Between Providencia and Guanaja is a three-day
sail. But we also wanted to stop in at the Vivorillos, a remote
bank off the coast of Nicaragua. We decided to cobble together
our own temporary repair, figuring it wouldn’t make anything worse; that it would work
as long as it worked; and that when it stopped working we could
high tail it to Guanaja. However, when Bernadette I asked each other
how we might best go about effecting this jury rig, nothing leaped
to mind – that is until I asked myself what would David on Zia
Lucia, or Cade on Sand Dollar, or Frank on Simba do?
They’re the most creative fixers I know, and I’ve often
thought they could make anything out of chicken wire and bubble
gum.
Thinking that very expression opened up the
door for me. If those were such fine ingredients for repair work,
what were the equivalent goodies I had squireled away on board?
The answer seemed to be fiberglass matt, Interlux’s two-part epoxy and 3M’s 5200 spooge.

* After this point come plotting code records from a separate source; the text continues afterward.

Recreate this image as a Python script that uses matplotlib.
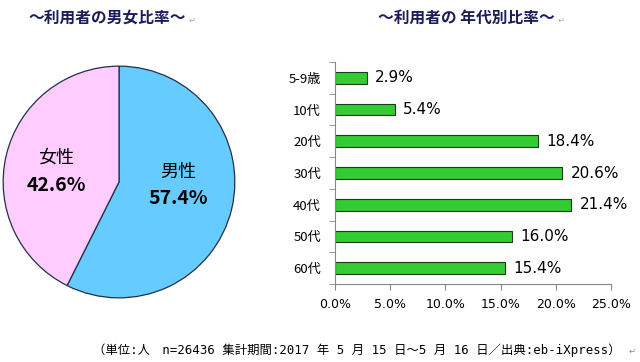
import matplotlib
matplotlib.use("Agg")
import matplotlib.pyplot as plt
import numpy as np

plt.rcParams['font.family'] = ['Noto Sans CJK JP', 'DejaVu Sans']

# データ
性別 = ["男性", "女性"]
性別比率 = [57.4, 42.6]

年代 = ["5-9歳", "10代", "20代", "30代", "40代", "50代", "60代"]
年代比率 = [2.9, 5.4, 18.4, 20.6, 21.4, 16.0, 15.4]
x目盛 = [0, 5, 10, 15, 20, 25]

W, H = 640, 362
fig = plt.figure(figsize=(W / 100, H / 100), dpi=100)

# 円グラフ
ax1 = fig.add_axes([2 / W, (H - 299) / H, 234 / W, 234 / H])
ax1.pie(性別比率, colors=["#66CCFF", "#FFCCFF"], startangle=90, counterclock=False,
        wedgeprops=dict(edgecolor="#223044", linewidth=0.9), radius=1)
ax1.set_aspect("equal")
ax1.set_xlim(-1.01, 1.01)
ax1.set_ylim(-1.01, 1.01)
ax1.text(0.51, 0.09, 性別[0], ha="center", va="center", fontsize=13)
ax1.text(0.51, -0.14, f"{性別比率[0]}%", ha="center", va="center", fontsize=14, fontweight="bold")
ax1.text(-0.54, 0.21, 性別[1], ha="center", va="center", fontsize=13)
ax1.text(-0.54, -0.03, f"{性別比率[1]}%", ha="center", va="center", fontsize=14, fontweight="bold")

# 横棒グラフ
ax2 = fig.add_axes([335 / W, 78 / H, 276 / W, 222 / H])
y = np.arange(len(年代))
ax2.barh(y, 年代比率, height=0.37, color="#33CC33", edgecolor="#1a3a1a", linewidth=0.8)
for yi, v in zip(y, 年代比率):
    ax2.annotate(f"{v}%", (v, yi), xytext=(6, 0), textcoords="offset points",
                 ha="left", va="center", fontsize=11, family=["DejaVu Sans"])
ax2.set_xlim(0, 25)
ax2.set_ylim(len(年代) - 0.5, -0.5)
ax2.set_xticks(x目盛)
ax2.set_xticklabels([f"{t:.1f}%" for t in x目盛], fontsize=9, family=["DejaVu Sans"])
ax2.set_yticks(y)
ax2.set_yticklabels(年代, fontsize=9.5)
ax2.set_yticks(np.arange(-0.5, len(年代)), minor=True)
ax2.tick_params(axis="y", which="major", length=0, pad=10)
ax2.tick_params(axis="y", which="minor", length=4, color="#888888")
ax2.tick_params(axis="x", length=4, color="#888888", pad=6)
for s in ["top", "right"]:
    ax2.spines[s].set_visible(False)
for s in ["left", "bottom"]:
    ax2.spines[s].set_color("#888888")

# タイトル
fig.text(28 / W, 1 - 18 / H, "～利用者の男女比率～", ha="left", va="center",
         fontsize=11.3, fontweight="bold", color="#1c1c5a")
fig.text(189 / W, 1 - 20 / H, "↵", ha="left", va="center", fontsize=6, color="#aaaaaa")
fig.text(378 / W, 1 - 18 / H, "～利用者の 年代別比率～", ha="left", va="center",
         fontsize=11.3, fontweight="bold", color="#1c1c5a")
fig.text(558 / W, 1 - 20 / H, "↵", ha="left", va="center", fontsize=6, color="#aaaaaa")

# 注記
fig.text(93 / W, 1 - 350 / H,
         "（単位:人　n=26436 集計期間:2017 年 5 月 15 日～5 月 16 日／出典:eb-iXpress）",
         ha="left", va="center", fontsize=8.9, family=["DejaVu Sans Mono", "Noto Sans CJK JP"])
fig.text(629 / W, 1 - 351 / H, "↵", ha="left", va="center", fontsize=6, color="#888888")

fig.savefig("out.png", dpi=100)
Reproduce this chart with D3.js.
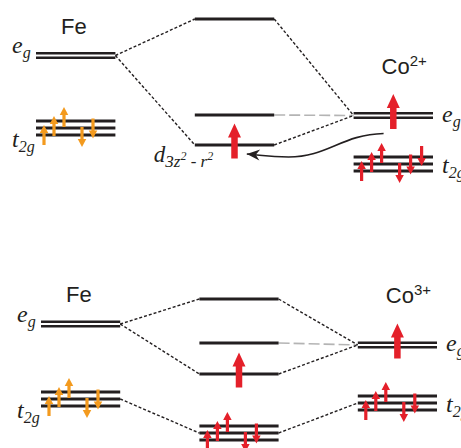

I sliced up thin strips of fiberglass matt, then cut it further
and teased it apart so that there were small pieces and individual
strands as well. I saturated them thoroughly with the two-part epoxy
and painted the mixture into the inside of the tire where light
was showing through. I used the same material to cover the holes
on the outside as well. By lacing it on both sides of the coupling,
I hoped to create a stable web onto which I could lay the 5200,
but I didn’t want to use too much matt or epoxy; the goal
was to keep things supple. Anything rigid might prove too brittle
-- sort of like people.
Inside the little tire you can see an orange area, which is where
the saturated matt is flat. |
I cut up more itty-bitty shreds and mixed them directly into a
mound of 5200 already squirted out of the tube, figuring that it
might give some radial strength. Then, on the outside of the tire
where there were major chunks missing that had spun off like a bad
retread on the highway, I worked in the mix, and we let it cure
for 72 hours before putting it back on the engine and giving it
a test ride. A week probably would have been better, but we were
growing impatient to move on.
For so many things on board, 5200 is the magic fix. It’s strong, waterproof, flexible and easy to work with. On land people often default to duct tape. On board, this is often the first thought. |
Once everything was reassembled and the doughnut was back in place,
we fired up the engine at low RPM to see if the little tire would
hold together, and not peal into piecemeal orbit. We increased revs
until we were full throttle, and still the little bugger held together.
We used it steadily to charge our batteries for the remainder of
our time in Providencia as well as in the Vivorillos.
By the time we got to Guanaja, some ten days and twenty-plus hours
of motoring after installation, there was still structural integrity.
Despite the high torque of the engine, the repaired coupling had
not shredded completely, although its demise was clearly foreseeable.
I was again picking bits from the bilge. In Guanaja we received
the new Fenaflex (and a spare as well). I took off our homegrown
version and cinched down its replacement.
New and Repaired Flexible Coupling |
Looking back, this was a pretty successful
short-term fix, but now I know I would’ve done it differently. Instead of using
the two-part epoxy (which really is not made for this application
but did its job with gusto) and fiberglass matt, I would’ve
cut some strips of dinghy patch and used the two-part rubber glue
to fashion the support layers. Then, once I had the holes covered,
I’d lay in more layers over that with a good bit of fiberglass
matt as well as the glue. I could have achieved, I think, a more
durable construction. But the real moral of the story is not about
spooge or matt or engines or glue. It’s this: If life is going
to work on board a boat, or anywhere else, a flexible coupling is
required.
The
entrance to Guanaja from seaward. |
The very best vulcanizing agent (glue
for rubber and hypalon) is a German industrial product
that’s often used to hold manufacturing conveyor
belts together. We’ve used it for long-term and
incredibly strong repairs on dinghy rips. I’ve
never seen it at stores in the States, but it can be
ordered from a variety of sources on the Internet: Rema
TipTop SC 2000 is really good stuff.